AK Films archives of Newsreel Films vintage footage of the Black Panthers protests and rallies ‘What We Want, What We Believe’ Shows newsreel film. ‘Off the Pig’, ‘Mayday’ and ‘Repression’ highlighted not only iconic images of Angela Davis, Huey Newton and Eldridge Cleaver, but also the role of the Panthers Ten Point Plan, which proposed to tackle issues of poverty and injustice in ghetto neighbourhoods, including the famous pre-school breakfast programme. This footage offers a rare opportunity to see Black Panther protests and the visual and physical iconography of the Black Panther movement in its original context.

‘1+1’ is the Director’s cut of ‘Sympathy for the Devil’ by Jean Luc Godard (1968) an exhilaration of Godard’s political engagement as it turns toward his (so called) Maoist phase. Contemporary with the height of American Black Power movement it creates a remarkable paradoxical picture which concentrates the conflicts inherent in the period, into a remarkable series of tableaux scenes. His lyrical filmic presence interlaces these with reflections of space during the recording of ‘Sympathy for the Devil’ by the Rolling Stones.

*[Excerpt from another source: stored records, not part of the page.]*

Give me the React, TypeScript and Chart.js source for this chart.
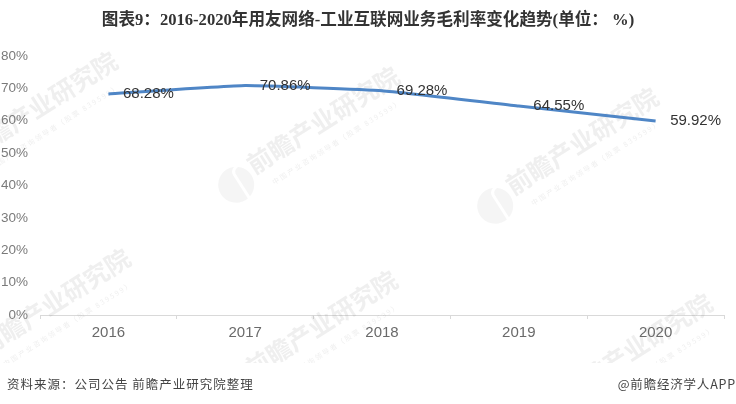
import React, { useEffect, useRef } from "react";
import { Chart, registerables } from "chart.js";

Chart.register(...registerables);

const years = ["2016", "2017", "2018", "2019", "2020"];
const margins = [68.28, 70.86, 69.28, 64.55, 59.92];
const marginLabels = ["68.28%", "70.86%", "69.28%", "64.55%", "59.92%"];

const titleText = "图表9：2016-2020年用友网络-工业互联网业务毛利率变化趋势(单位： %)";
const sourceText = "资料来源：公司公告 前瞻产业研究院整理";
const creditText = "@前瞻经济学人APP";
const markName = "前瞻产业研究院";
const markSub = "中国产业咨询领导者（股票 839599）";
const markSpots = [
  [41, 105],
  [323, 120],
  [582, 141],
  [54, 302],
  [321, 324],
  [636, 347],
];

const UI_FONT = '"Liberation Sans", "Noto Sans CJK SC", sans-serif';

const decorPlugin = {
  id: "decor",
  // watermark goes under the line
  beforeDatasetsDraw(chart: Chart) {
    const { ctx } = chart;
    ctx.save();
    // the footer band has no watermark
    ctx.beginPath();
    ctx.rect(0, 40, 736, 323);
    ctx.clip();
    ctx.textAlign = "center";
    ctx.textBaseline = "middle";
    markSpots.forEach(([x, y]) => {
      ctx.save();
      ctx.translate(x, y);
      ctx.rotate((-32.5 * Math.PI) / 180);
      ctx.fillStyle = "rgba(120,120,120,0.12)";
      ctx.font = `bold 25px "Noto Sans CJK SC"`;
      ctx.fillText(markName, 0, 0);
      ctx.fillStyle = "rgba(120,120,120,0.13)";
      ctx.font = `7px "Noto Sans CJK SC"`;
      (ctx as any).letterSpacing = "1.8px";
      ctx.fillText(markSub, 0, 26);
      (ctx as any).letterSpacing = "0px";
      // round logo left of the name, with the white cut through it
      ctx.beginPath();
      ctx.arc(-108, 8, 18, 0, Math.PI * 2);
      ctx.fillStyle = "rgba(120,120,120,0.07)";
      ctx.fill();
      ctx.strokeStyle = "#ffffff";
      ctx.lineWidth = 3;
      ctx.beginPath();
      ctx.moveTo(-104, 28);
      ctx.lineTo(-104, -2);
      ctx.quadraticCurveTo(-104, -8, -90, -8);
      ctx.stroke();
      ctx.restore();
    });
    ctx.restore();
  },
  afterDraw(chart: Chart) {
    const { ctx } = chart;
    const meta = chart.getDatasetMeta(0);
    ctx.save();
    ctx.textBaseline = "middle";

    // value labels, to the right of each point
    ctx.fillStyle = "#333333";
    ctx.font = `15px ${UI_FONT}`;
    ctx.textAlign = "center";
    meta.data.forEach((pt, i) => {
      ctx.fillText(marginLabels[i], pt.x + 40, pt.y);
    });

    ctx.fillStyle = "#333333";
    ctx.font = `bold 16.6px "Liberation Serif", "Noto Sans CJK SC"`;
    ctx.fillText(titleText, 368, 21);

    ctx.textAlign = "left";
    ctx.font = `12.5px "Noto Sans CJK SC"`;
    ctx.fillStyle = "#444444";
    (ctx as any).letterSpacing = "1px";
    ctx.fillText(sourceText, 7, 384);
    ctx.textAlign = "right";
    (ctx as any).letterSpacing = "0.8px";
    ctx.fillText(creditText, 736, 384);
    ctx.restore();
  },
};

export default function App() {
  const canvasRef = useRef<HTMLCanvasElement | null>(null);

  useEffect(() => {
    document.body.style.margin = "0";
    if (!canvasRef.current) return;

    const chart = new Chart(canvasRef.current, {
      type: "line",
      data: {
        labels: years,
        datasets: [
          {
            data: margins,
            borderColor: "#4f86c6",
            borderWidth: 3,
            pointRadius: 0,
            tension: 0.1,
            fill: false,
          },
        ],
      },
      options: {
        responsive: false,
        animation: false,
        devicePixelRatio: 1,
        layout: { padding: { top: 56, right: 12, bottom: 0, left: 0 } },
        plugins: {
          legend: { display: false },
          title: { display: false },
          tooltip: { enabled: false },
        },
        scales: {
          x: {
            offset: true,
            afterFit: (scale) => {
              scale.height = 89;
            },
            border: { color: "#d9d9d9" },
            grid: {
              offset: true,
              drawOnChartArea: false,
              color: "#d9d9d9",
              tickLength: 4,
            },
            ticks: {
              color: "#6a6a6a",
              padding: 5,
              maxRotation: 0,
              font: { family: UI_FONT, size: 15 },
            },
          },
          y: {
            min: 0,
            max: 80,
            afterFit: (scale) => {
              scale.width = 40;
            },
            border: { display: false },
            grid: { display: false },
            ticks: {
              stepSize: 10,
              color: "#7a7a7a",
              padding: 4,
              font: { family: UI_FONT, size: 13.5 },
              callback: (value) => `${value}%`,
            },
          },
        },
      },
      plugins: [decorPlugin],
    });

    return () => {
      chart.destroy();
    };
  }, []);

  return <canvas ref={canvasRef} width={736} height={404} style={{ display: "block" }} />;
}
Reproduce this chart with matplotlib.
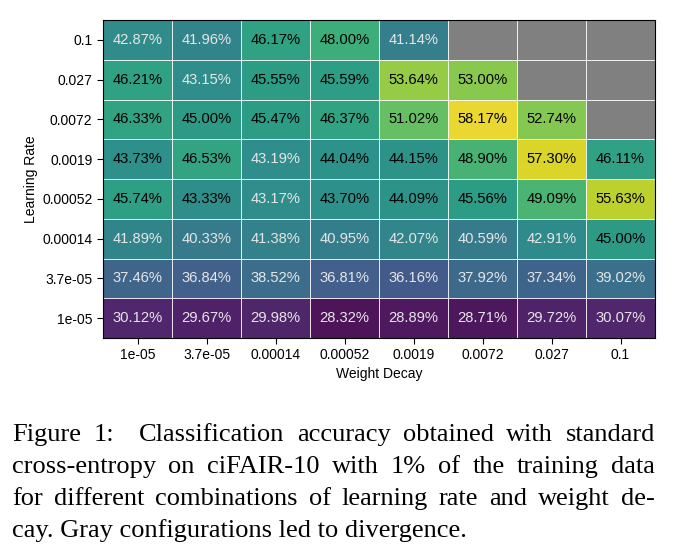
# heatmap of accuracy over learning rate / weight decay grid

import numpy as np
import matplotlib
matplotlib.use("Agg")
import matplotlib.pyplot as plt

plt.rcParams["font.family"] = ["Liberation Sans", "DejaVu Sans"]

# Data (rows top -> bottom)

learning_rates = ["0.1", "0.027", "0.0072", "0.0019", "0.00052", "0.00014", "3.7e-05", "1e-05"]
weight_decays = ["1e-05", "3.7e-05", "0.00014", "0.00052", "0.0019", "0.0072", "0.027", "0.1"]

nan = np.nan
acc_lr_0_1 = [42.87, 41.96, 46.17, 48.00, 41.14, nan, nan, nan]
acc_lr_0_027 = [46.21, 43.15, 45.55, 45.59, 53.64, 53.00, nan, nan]
acc_lr_0_0072 = [46.33, 45.00, 45.47, 46.37, 51.02, 58.17, 52.74, nan]
acc_lr_0_0019 = [43.73, 46.53, 43.19, 44.04, 44.15, 48.90, 57.30, 46.11]
acc_lr_0_00052 = [45.74, 43.33, 43.17, 43.70, 44.09, 45.56, 49.09, 55.63]
acc_lr_0_00014 = [41.89, 40.33, 41.38, 40.95, 42.07, 40.59, 42.91, 45.00]
acc_lr_3_7e_05 = [37.46, 36.84, 38.52, 36.81, 36.16, 37.92, 37.34, 39.02]
acc_lr_1e_05 = [30.12, 29.67, 29.98, 28.32, 28.89, 28.71, 29.72, 30.07]

acc = np.array([acc_lr_0_1, acc_lr_0_027, acc_lr_0_0072, acc_lr_0_0019,
                acc_lr_0_00052, acc_lr_0_00014, acc_lr_3_7e_05, acc_lr_1e_05])

caption_lines = [
    "Figure 1:  Classification accuracy obtained with standard",
    "cross-entropy on ciFAIR-10 with 1% of the training data",
    "for different combinations of learning rate and weight de-",
    "cay. Gray configurations led to divergence.",
]

# Plot

fig = plt.figure(figsize=(6.8, 5.54), dpi=100)
ax = fig.add_axes([103 / 680, 1 - 338 / 554, 552 / 680, 318 / 554])

vmin, vmax = np.nanmin(acc), np.nanmax(acc)
cmap = plt.get_cmap("viridis").copy()
cmap.set_bad("#808080")
masked = np.ma.masked_invalid(acc)

ax.pcolormesh(np.arange(len(weight_decays) + 1), np.arange(len(learning_rates) + 1),
              masked, cmap=cmap, vmin=vmin, vmax=vmax, alpha=0.85,
              edgecolor=(1, 1, 1, 0.15), linewidth=0.6)
ax.set_facecolor("#808080")
ax.set_xlim(0, len(weight_decays))
ax.set_ylim(len(learning_rates), 0)

thresh = (vmin + vmax) / 2
for i in range(acc.shape[0]):
    for j in range(acc.shape[1]):
        v = acc[i, j]
        if np.isnan(v):
            continue
        ax.text(j + 0.5, i + 0.5, f"{v:.2f}%", ha="center", va="center",
                fontsize=10.6, color="black" if v > thresh else "#e6e6e6")

ax.set_xticks(np.arange(len(weight_decays)) + 0.5)
ax.set_xticklabels(weight_decays, fontsize=10)
ax.set_yticks(np.arange(len(learning_rates)) + 0.5)
ax.set_yticklabels(learning_rates, fontsize=10)
ax.tick_params(length=4, width=0.8)
ax.set_xlabel("Weight Decay", fontsize=10, labelpad=3)
ax.set_ylabel("Learning Rate", fontsize=10, labelpad=3)
for s in ax.spines.values():
    s.set_linewidth(0.8)

# Caption, justified line by line

serif = ["Liberation Serif", "DejaVu Serif"]
left, right = 12 / 680, 655 / 680
line_y = [441, 473, 505, 537]
fs = 19
fig.canvas.draw()
renderer = fig.canvas.get_renderer()
for k, line in enumerate(caption_lines):
    y = 1 - line_y[k] / 554
    if k == len(caption_lines) - 1:
        fig.text(left, y, line, fontsize=fs, family=serif, va="baseline")
        continue
    words = line.split(" ")
    texts = [fig.text(0, y, w, fontsize=fs, family=serif, va="baseline") for w in words]
    widths = [t.get_window_extent(renderer).width / fig.bbox.width for t in texts]
    gap = (right - left - sum(widths)) / (len(words) - 1)
    x = left
    for t, w in zip(texts, widths):
        t.set_x(x)
        x += w + gap

fig.savefig("out.png", dpi=100)
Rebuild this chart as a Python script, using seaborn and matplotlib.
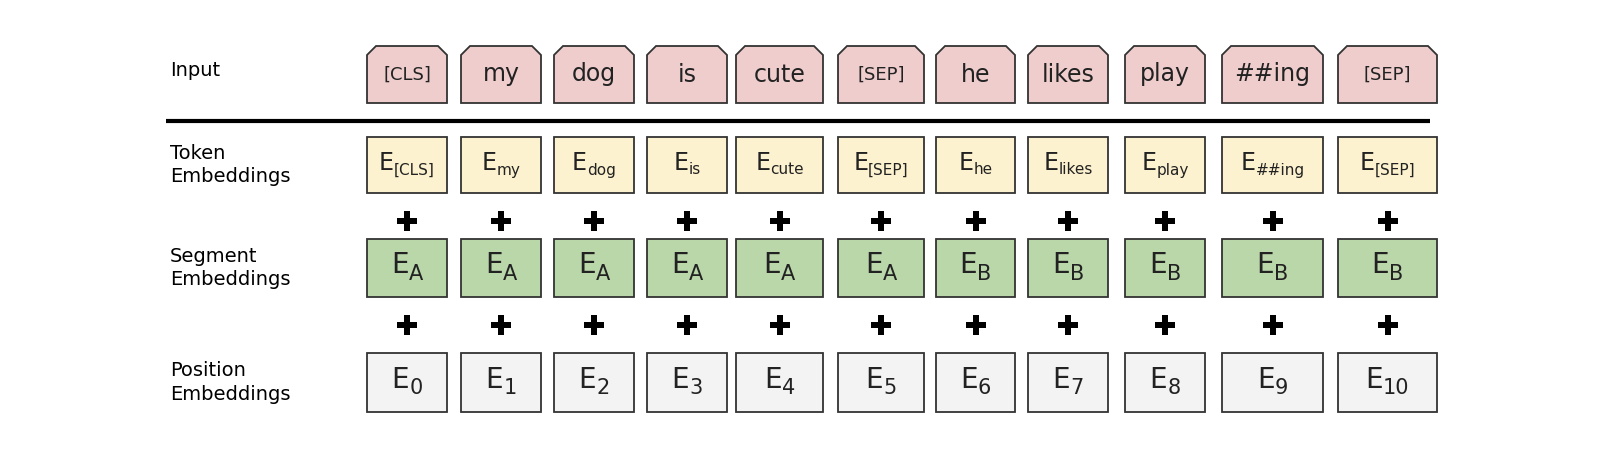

In the later part of the 1960′s with the Vietnam war becoming a media phenomenon, sport joined art, music and popular entertainment in a newly politicized arena, in which Black athletes were making their opinions clear. The BBC documentary ‘Black Power Salute’ (Geoff Small 2008) tells the story of the members of the 1968 US Olympic sprint team. Their protest actions in support of the Black Power movement and its agenda was defined by John Carlos and Tommy Smith, in an iconic gesture. During the awards ceremony of their gold and bronze medal for the 200 meter sprint, they raised their clenched fists in a Black Power salute. Almost immediately afterwards they were kicked out of the Olympics, and the film shows the impact of the persecution from the Olympic community and the American establishent in reaction to their radical engagement. Before the days of internet and social media, the Olympic viewership was the greatest the world had ever known of any event and this action became iconic for millions of people around the world.

Taken together in the space of one day, these films developed a complex collage offering a potential for a derive, through memory, theory, politics, iconography, and gesture, whilst opening up an array of possible readings of the space of protest versus the rules of the game (Le Regle du Jeu).